Mandioca e Farinha, um serve pro outro

Publicado por Sebastião Verly 7 de agosto de 2012

Passei a infância e adolescência em Pompéu, uma cidade de interior de Minas, onde ouvi tantos casos que tenho vontade de narrar, pelo humor ou pelos ensinamentos que trazem.

Ontem, quando conversava no ônibus sobre carás e inhames, lembrei-me do mangarito que sumiu de vez do Mercado Central de Belo Horizonte. O mangarito quase desapareceu, para tornar-se, tempos depois, uma preciosidade culinária ao lado de outras raízes do Brasil. É uma delícia!

Na hora, me veio à mente um caso que era muito contado em minha cidade natal. João Serra era um dos fazendeiros mais ricos, e não ficou rico à toa. Era considerado um homem centrado em suas atividades e, além disso, muito sovina. Casou-se duas vezes. Os filhos do primeiro casamento ficaram muito comedidos mesmo depois de velhos. O pai mantinha um poder incontestável sobre os filhos.
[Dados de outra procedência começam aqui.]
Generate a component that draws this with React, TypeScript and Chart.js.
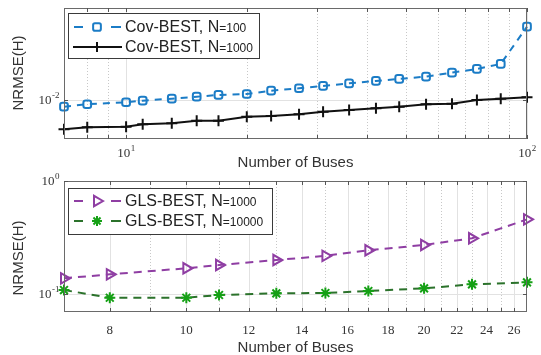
import React, { useEffect, useRef } from 'react';
import { Chart, registerables } from 'chart.js';

Chart.register(...registerables);

// ---------- data ----------
const busesTop = [7, 8, 10, 11, 13, 15, 17, 20, 23, 27, 31, 36, 42, 48, 56, 65, 75, 86, 100];
const covBestN100 = [0.00883, 0.00921, 0.00954, 0.00981, 0.01016, 0.01052, 0.01084, 0.01103, 0.01169, 0.0122,
  0.0127, 0.0133, 0.01387, 0.01436, 0.01496, 0.01605, 0.01713, 0.0187, 0.036];
const covBestN1000 = [0.00593, 0.00614, 0.00621, 0.00648, 0.00659, 0.0069, 0.0069, 0.0074, 0.00749, 0.00772,
  0.00808, 0.00833, 0.00858, 0.00883, 0.00921, 0.0093, 0.00993, 0.01016, 0.0104];

const busesBottom = [7, 8, 10, 11, 13, 15, 17, 20, 23, 27];
const glsBestN1000 = [0.1387, 0.1504, 0.17, 0.1816, 0.201, 0.219, 0.245, 0.273, 0.3125, 0.459];
const glsBestN10000 = [0.1093, 0.0935, 0.0935, 0.0988, 0.1023, 0.103, 0.1072, 0.1132, 0.1228, 0.1278];

const topXMajor = [10, 100];
const topXMajorLabels: [string, string][] = [['10', '1'], ['10', '2']];
const topXMinor = [8, 9, 20, 30, 40, 50, 60, 70, 80, 90];
const topYMajor = [0.01];
const topYMajorLabels: [string, string][] = [['10', '-2']];

const bottomXMajor = [8, 10, 12, 14, 16, 18, 20, 22, 24, 26];
const bottomXMinor = [9, 11, 13, 15, 17, 19, 21, 23, 25];
const bottomYMajor = [1, 0.1];
const bottomYMajorLabels: [string, string][] = [['10', '0'], ['10', '-1']];

const xTitle = 'Number of Buses';
const yTitle = 'NRMSE(H)';

// ---------- styles ----------
const BLUE = '#1b7cc6';
const BLACK = '#111111';
const PURPLE = '#8f3ea3';
const GREEN_LINE = '#2b722b';
const GREEN_PT = '#15a015';
const TEXT = '#333333';
const SANS = '"Liberation Sans", Arial, sans-serif';
const SERIF = '"Liberation Serif", "Times New Roman", serif';

type LegendItem = {
  text: string; small: string; color: string; dashed: boolean;
  marker: string; markerColor: string;
};

type SubCfg = {
  width: number; height: number; padTop: number; xAxisH: number;
  xMin: number; xMax: number; yMin: number; yMax: number;
  xMajor: number[]; xMajorLabels?: [string, string][]; xMajorText?: string[];
  xMinor: number[]; yMajor: number[]; yMajorLabels: [string, string][];
  xLabelBaseline: number; xTitleY: number; yTitleY: number;
  legendBox: [number, number, number, number]; legendRows: number[];
  legend: LegendItem[];
  datasets: any[];
};

function drawMarker(ctx: CanvasRenderingContext2D, style: string, x: number, y: number, r: number, color: string, lw: number) {
  ctx.save();
  ctx.setLineDash([]);
  ctx.strokeStyle = color;
  ctx.lineWidth = lw;
  ctx.beginPath();
  if (style === 'rectRounded') {
    const s = r * 0.86;
    (ctx as any).roundRect(x - s, y - s, 2 * s, 2 * s, r * 0.4);
  } else if (style === 'cross') {
    ctx.moveTo(x - r, y); ctx.lineTo(x + r, y);
    ctx.moveTo(x, y - r); ctx.lineTo(x, y + r);
  } else if (style === 'triangle') {
    ctx.moveTo(x + r, y);
    ctx.lineTo(x - r / 2, y - r * 0.866);
    ctx.lineTo(x - r / 2, y + r * 0.866);
    ctx.closePath();
  } else if (style === 'star') {
    for (let k = 0; k < 4; k++) {
      const a = (k * Math.PI) / 4;
      ctx.moveTo(x - Math.cos(a) * r, y - Math.sin(a) * r);
      ctx.lineTo(x + Math.cos(a) * r, y + Math.sin(a) * r);
    }
  }
  ctx.stroke();
  ctx.restore();
}

function drawPow(ctx: CanvasRenderingContext2D, base: string, exp: string, x: number, y: number, align: 'center' | 'right') {
  ctx.font = `13px ${SERIF}`;
  const w1 = ctx.measureText(base).width;
  ctx.font = `9px ${SERIF}`;
  const w2 = ctx.measureText(exp).width;
  const total = w1 + w2;
  const sx = align === 'center' ? x - total / 2 : x - total;
  ctx.textAlign = 'left';
  ctx.textBaseline = 'alphabetic';
  ctx.fillStyle = TEXT;
  ctx.font = `13px ${SERIF}`;
  ctx.fillText(base, sx, y);
  ctx.font = `9px ${SERIF}`;
  ctx.fillText(exp, sx + w1 + 0.5, y - 6);
}

function makePlugin(cfg: SubCfg) {
  return {
    id: 'subplotDecor',
    beforeDatasetsDraw(chart: any) {
      const { ctx, chartArea: a, scales } = chart;
      const xs = scales.x, ys = scales.y;
      ctx.save();
      ctx.strokeStyle = '#c8c8c8';
      ctx.lineWidth = 1;
      ctx.setLineDash([1, 2]);
      for (const v of cfg.xMinor) {
        const px = Math.round(xs.getPixelForValue(v)) + 0.5;
        ctx.beginPath(); ctx.moveTo(px, a.top); ctx.lineTo(px, a.bottom); ctx.stroke();
      }
      ctx.setLineDash([]);
      ctx.strokeStyle = '#e2e2e2';
      for (const v of cfg.xMajor) {
        const px = Math.round(xs.getPixelForValue(v)) + 0.5;
        ctx.beginPath(); ctx.moveTo(px, a.top); ctx.lineTo(px, a.bottom); ctx.stroke();
      }
      for (const v of cfg.yMajor) {
        const py = Math.round(ys.getPixelForValue(v)) + 0.5;
        ctx.beginPath(); ctx.moveTo(a.left, py); ctx.lineTo(a.right, py); ctx.stroke();
      }
      ctx.restore();
    },
    afterDatasetsDraw(chart: any) {
      const { ctx, chartArea: a, scales } = chart;
      const xs = scales.x, ys = scales.y;
      ctx.save();
      ctx.setLineDash([]);
      ctx.strokeStyle = '#6a6a6a';
      ctx.lineWidth = 1;
      ctx.strokeRect(a.left + 0.5, a.top + 0.5, a.right - a.left - 1, a.bottom - a.top - 1);
      ctx.strokeStyle = '#555';
      const tl = 4;
      for (const v of [...cfg.xMajor, ...cfg.xMinor]) {
        const px = Math.round(xs.getPixelForValue(v)) + 0.5;
        ctx.beginPath();
        ctx.moveTo(px, a.bottom); ctx.lineTo(px, a.bottom - tl);
        ctx.moveTo(px, a.top); ctx.lineTo(px, a.top + tl);
        ctx.stroke();
      }
      for (const v of cfg.yMajor) {
        const py = Math.round(ys.getPixelForValue(v)) + 0.5;
        ctx.beginPath();
        ctx.moveTo(a.left, py); ctx.lineTo(a.left + tl, py);
        ctx.moveTo(a.right, py); ctx.lineTo(a.right - tl, py);
        ctx.stroke();
      }
      cfg.xMajor.forEach((v, i) => {
        const px = xs.getPixelForValue(v);
        if (cfg.xMajorLabels) {
          const [b, e] = cfg.xMajorLabels[i];
          drawPow(ctx, b, e, px, cfg.xLabelBaseline, 'center');
        } else if (cfg.xMajorText) {
          ctx.font = `13px ${SERIF}`;
          ctx.fillStyle = TEXT;
          ctx.textAlign = 'center';
          ctx.textBaseline = 'alphabetic';
          ctx.fillText(cfg.xMajorText[i], px, cfg.xLabelBaseline);
        }
      });
      cfg.yMajor.forEach((v, i) => {
        const py = ys.getPixelForValue(v);
        const [b, e] = cfg.yMajorLabels[i];
        drawPow(ctx, b, e, a.left - 5, py + 4, 'right');
      });
      ctx.fillStyle = TEXT;
      ctx.font = `15px ${SANS}`;
      ctx.textAlign = 'center';
      ctx.textBaseline = 'middle';
      ctx.fillText(xTitle, (a.left + a.right) / 2, cfg.xTitleY);
      ctx.save();
      ctx.translate(19, cfg.yTitleY);
      ctx.rotate(-Math.PI / 2);
      ctx.fillText(yTitle, 0, 0);
      ctx.restore();
      const [bx0, by0, bx1, by1] = cfg.legendBox;
      ctx.fillStyle = '#ffffff';
      ctx.fillRect(bx0, by0, bx1 - bx0, by1 - by0);
      ctx.strokeStyle = '#3a3a3a';
      ctx.lineWidth = 1;
      ctx.strokeRect(bx0 + 0.5, by0 + 0.5, bx1 - bx0, by1 - by0);
      cfg.legend.forEach((item, i) => {
        const ry = cfg.legendRows[i];
        ctx.strokeStyle = item.color;
        ctx.lineWidth = 2;
        ctx.setLineDash([]);
        ctx.beginPath();
        if (item.dashed) {
          ctx.moveTo(bx0 + 6, ry); ctx.lineTo(bx0 + 15, ry);
          ctx.moveTo(bx0 + 43, ry); ctx.lineTo(bx0 + 53, ry);
        } else {
          ctx.moveTo(bx0 + 5, ry); ctx.lineTo(bx0 + 54, ry);
        }
        ctx.stroke();
        const ms = item.marker;
        drawMarker(ctx, ms, bx0 + 29, ry, ms === 'triangle' ? 6 : ms === 'rectRounded' ? 4.5 : 5, item.markerColor, 2);
        ctx.fillStyle = '#222';
        ctx.textAlign = 'left';
        ctx.textBaseline = 'middle';
        ctx.font = `16px ${SANS}`;
        const tx = bx0 + 57;
        ctx.fillText(item.text, tx, ry + 1);
        const w = ctx.measureText(item.text).width;
        ctx.font = `12px ${SANS}`;
        ctx.fillText(item.small, tx + w, ry + 2);
      });
      ctx.restore();
    },
  };
}

function buildChart(canvas: HTMLCanvasElement, cfg: SubCfg) {
  return new Chart(canvas, {
    type: 'line',
    data: { datasets: cfg.datasets },
    plugins: [makePlugin(cfg) as any],
    options: {
      animation: false,
      responsive: false,
      maintainAspectRatio: false,
      layout: { padding: { top: cfg.padTop, right: 14, left: 0, bottom: 0 } },
      plugins: { legend: { display: false }, tooltip: { enabled: false } },
      scales: {
        x: {
          type: 'logarithmic', min: cfg.xMin, max: cfg.xMax,
          ticks: { display: false }, grid: { display: false }, border: { display: false },
          afterFit: (s: any) => { s.height = cfg.xAxisH; },
        },
        y: {
          type: 'logarithmic', min: cfg.yMin, max: cfg.yMax,
          ticks: { display: false }, grid: { display: false }, border: { display: false },
          afterFit: (s: any) => { s.width = 64; },
        },
      },
    } as any,
  });
}

function ds(label: string, xs: number[], ys: number[], o: any) {
  return {
    label,
    data: xs.map((x, i) => ({ x, y: ys[i] })),
    clip: false,
    tension: 0,
    fill: false,
    ...o,
  };
}

export default function App() {
  const topRef = useRef<HTMLCanvasElement>(null);
  const botRef = useRef<HTMLCanvasElement>(null);

  useEffect(() => {
    const topCfg: SubCfg = {
      width: 541, height: 170, padTop: 8, xAxisH: 31,
      xMin: 7, xMax: 100, yMin: 0.005, yMax: 0.05,
      xMajor: topXMajor, xMajorLabels: topXMajorLabels, xMinor: topXMinor,
      yMajor: topYMajor, yMajorLabels: topYMajorLabels,
      xLabelBaseline: 157, xTitleY: 163, yTitleY: 73,
      legendBox: [68, 13, 259, 58], legendRows: [27, 47],
      legend: [
        { text: 'Cov-BEST, N', small: '=100', color: BLUE, dashed: true, marker: 'rectRounded', markerColor: BLUE },
        { text: 'Cov-BEST, N', small: '=1000', color: BLACK, dashed: false, marker: 'cross', markerColor: BLACK },
      ],
      datasets: [
        ds('Cov-BEST, N=100', busesTop, covBestN100, {
          borderColor: BLUE, borderWidth: 2, borderDash: [7, 6],
          pointStyle: 'rectRounded', pointRadius: 4.5, pointBorderWidth: 2,
          pointBorderColor: BLUE, pointBackgroundColor: 'rgba(0,0,0,0)',
        }),
        ds('Cov-BEST, N=1000', busesTop, covBestN1000, {
          borderColor: BLACK, borderWidth: 2,
          pointStyle: 'cross', pointRadius: 5.5, pointBorderWidth: 2,
          pointBorderColor: BLACK, pointBackgroundColor: BLACK,
        }),
      ],
    };
    const botCfg: SubCfg = {
      width: 541, height: 185, padTop: 11, xAxisH: 43,
      xMin: 7, xMax: 27, yMin: 0.07, yMax: 1,
      xMajor: bottomXMajor, xMajorText: bottomXMajor.map(String), xMinor: bottomXMinor,
      yMajor: bottomYMajor, yMajorLabels: bottomYMajorLabels,
      xLabelBaseline: 164, xTitleY: 178, yTitleY: 88,
      legendBox: [68, 18, 272, 64], legendRows: [31, 51],
      legend: [
        { text: 'GLS-BEST, N', small: '=1000', color: PURPLE, dashed: true, marker: 'triangle', markerColor: PURPLE },
        { text: 'GLS-BEST, N', small: '=10000', color: GREEN_LINE, dashed: true, marker: 'star', markerColor: GREEN_PT },
      ],
      datasets: [
        ds('GLS-BEST, N=1000', busesBottom, glsBestN1000, {
          borderColor: PURPLE, borderWidth: 2, borderDash: [8, 6],
          pointStyle: 'triangle', pointRotation: 90, pointRadius: 6, pointBorderWidth: 2,
          pointBorderColor: PURPLE, pointBackgroundColor: 'rgba(0,0,0,0)',
        }),
        ds('GLS-BEST, N=10000', busesBottom, glsBestN10000, {
          borderColor: GREEN_LINE, borderWidth: 2, borderDash: [8, 6],
          pointStyle: 'star', pointRadius: 5.5, pointBorderWidth: 2,
          pointBorderColor: GREEN_PT, pointBackgroundColor: GREEN_PT,
        }),
      ],
    };
    const c1 = buildChart(topRef.current!, topCfg);
    const c2 = buildChart(botRef.current!, botCfg);
    return () => { c1.destroy(); c2.destroy(); };
  }, []);

  return (
    <div style={{ position: 'absolute', left: 0, top: 0, width: 541, height: 355, background: '#fff' }}>
      <canvas ref={topRef} width={541} height={170} style={{ position: 'absolute', left: 0, top: 0, width: 541, height: 170 }} />
      <canvas ref={botRef} width={541} height={185} style={{ position: 'absolute', left: 0, top: 170, width: 541, height: 185 }} />
    </div>
  );
}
Um desses, o Cota, mesmo depois de se tornar pai de família, ainda prestava contas ao velho. João Serra, agora casado de novo, educava os novos rapazes com muito mais liberdade.
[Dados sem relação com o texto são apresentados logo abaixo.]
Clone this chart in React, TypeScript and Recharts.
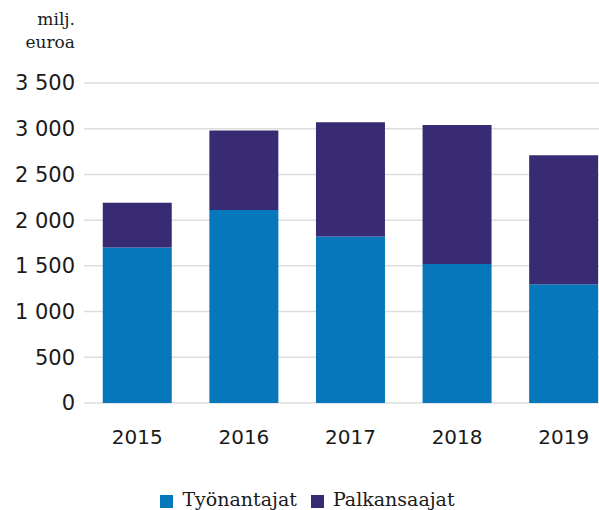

O Cota ia sempre à Capital, creio que para fazer um tratamento de saúde, e numa dessas viagens comprou um livro sobre práticas agrícolas, que chamou sua atenção por um capitulo sobre o mangarito. Cota era o único produtor em maior escala daquele tubérculo na cidade.

No dia seguinte ao retorno, Cota foi visitar o pai e relatar a viagem. Levou o livro de boa encadernação para mostrar ao velho. João Serra folheou o livro, leu o tal capitulo do cultivo de mangarito, leu mais um ou dois, parou na parte referente à fava torcida, uma fava muito saborosa, trazida pelos portugueses logo no início da colonização.
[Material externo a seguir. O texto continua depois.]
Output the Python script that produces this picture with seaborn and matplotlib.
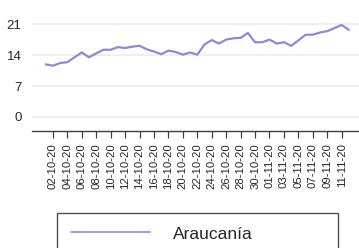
import pandas as pd
import seaborn as sns
import matplotlib.pyplot as plt

# datos diarios Araucanía, 01-10-20 a 12-11-20
fechas = pd.date_range("2020-10-01", "2020-11-12", freq="D")
valores = [11.9, 11.6, 12.2, 12.4, 13.5, 14.6, 13.5, 14.4, 15.2, 15.2,
           15.8, 15.6, 15.9, 16.1, 15.3, 14.8, 14.2, 15.0, 14.7, 14.1,
           14.6, 14.1, 16.4, 17.4, 16.6, 17.5, 17.8, 17.9, 19.0, 16.9,
           16.9, 17.5, 16.6, 16.9, 16.1, 17.3, 18.6, 18.6, 19.1, 19.4,
           20.1, 20.8, 19.7]
etiquetas = ["02-10-20", "04-10-20", "06-10-20", "08-10-20", "10-10-20",
             "12-10-20", "14-10-20", "16-10-20", "18-10-20", "20-10-20",
             "22-10-20", "24-10-20", "26-10-20", "28-10-20", "30-10-20",
             "01-11-20", "03-11-20", "05-11-20", "07-11-20", "09-11-20",
             "11-11-20"]
y_ticks = [0, 7, 14, 21]
serie = "Araucanía"

df = pd.DataFrame({"dia": range(len(fechas)), "valor": valores, "region": serie})

sns.set_style("white")
plt.rcParams["font.family"] = ["Liberation Sans", "DejaVu Sans"]

W, H = 359, 248
fig = plt.figure(figsize=(W / 100, H / 100), dpi=100)
ax = fig.add_axes([32 / W, 1 - 130.7 / H, (W - 32) / W, (130.7 - 2) / H])

sns.lineplot(data=df, x="dia", y="valor", hue="region", palette=["#8f88d8"],
             linewidth=1.6, ax=ax, legend=False)

ax.set_xlim(-1.9, 43.4)
ax.set_ylim(-3.1, 26.0)
ax.set_yticks(y_ticks)
ax.set_yticklabels([str(t) for t in y_ticks], fontsize=9.5)
ax.set_xticks(range(1, 42, 2))
ax.set_xticklabels(etiquetas, rotation=90, fontsize=8.2)
ax.set_xlabel("")
ax.set_ylabel("")

ax.grid(axis="y", color="#e6ecf0", linewidth=1.2)
ax.grid(axis="x", visible=False)
for s in ["top", "right", "left"]:
    ax.spines[s].set_visible(False)
ax.spines["bottom"].set_color("#404040")
ax.spines["bottom"].set_linewidth(1.0)
ax.tick_params(axis="x", bottom=True, length=5, width=0.9, color="#404040", pad=4)
ax.tick_params(axis="y", left=False, pad=4)

# leyenda abajo, recortada por el borde
handle = plt.Line2D([], [], color="#8f88d8", linewidth=1.2)
leg = fig.legend([handle], [serie], loc="upper left",
                 bbox_to_anchor=(56.7 / W, 1 - 215 / H, (337.7 - 56.7) / W, 0.01),
                 mode="expand", fontsize=12.5, frameon=True, fancybox=False,
                 borderpad=0.8, borderaxespad=0, handlelength=4.6,
                 handletextpad=1.3)
leg.get_frame().set_edgecolor("#222222")
leg.get_frame().set_linewidth(1.0)

fig.savefig("out.png", dpi=100)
Com aquele jeito duro que sempre mantinha para com os primeiros filhos, jogou o livro em cima da mesa com uma expressão de desdém.

– Cota, quanto é que você pagou nisso?

O Cota, temendo uma bronca se dissesse que havia pago 30 cruzeiros no livro, resolveu mentir para evitar a repreensão.

– Uma pechincha, pai, 5 cruzeiros.

João Serra enfiou a mão no bolso, catou 5 notinhas de um cruzeiro e entregou ao filho.

– Eu vou ficar com este, semana que vem você tem mesmo que voltar a Belo Horizonte e compra outro para você.

Outro caso do velho João Serra era contado pelos empregados de sua fazenda. Na ampla cozinha vários bancos contornavam o fogão a lenha. Empregados e familiares faziam a fila comum, pegavam os pratos e talheres na mesa ao lado e se serviam no fogão onde ficavam as panelas fumegantes.

Arroz, feijão e carne eram o básico. Couve às vezes. Farinha de mandioca sempre acompanhava o feijão, quanto mais o feijão estava aguado, mais farinha era servida. Quando a colheita de mandioca era abundante, esta também era servida cozida. Nessas ocasiões contam que o João Serra ficava sentado em frente ao fogão, e quando alguém, da família ou empregado, havia já servido a mandioca e mostrava a intenção de servir-se de farinha, o velho sovina impedia dizendo: “Você já pôs mandioca, um serve para o outro”.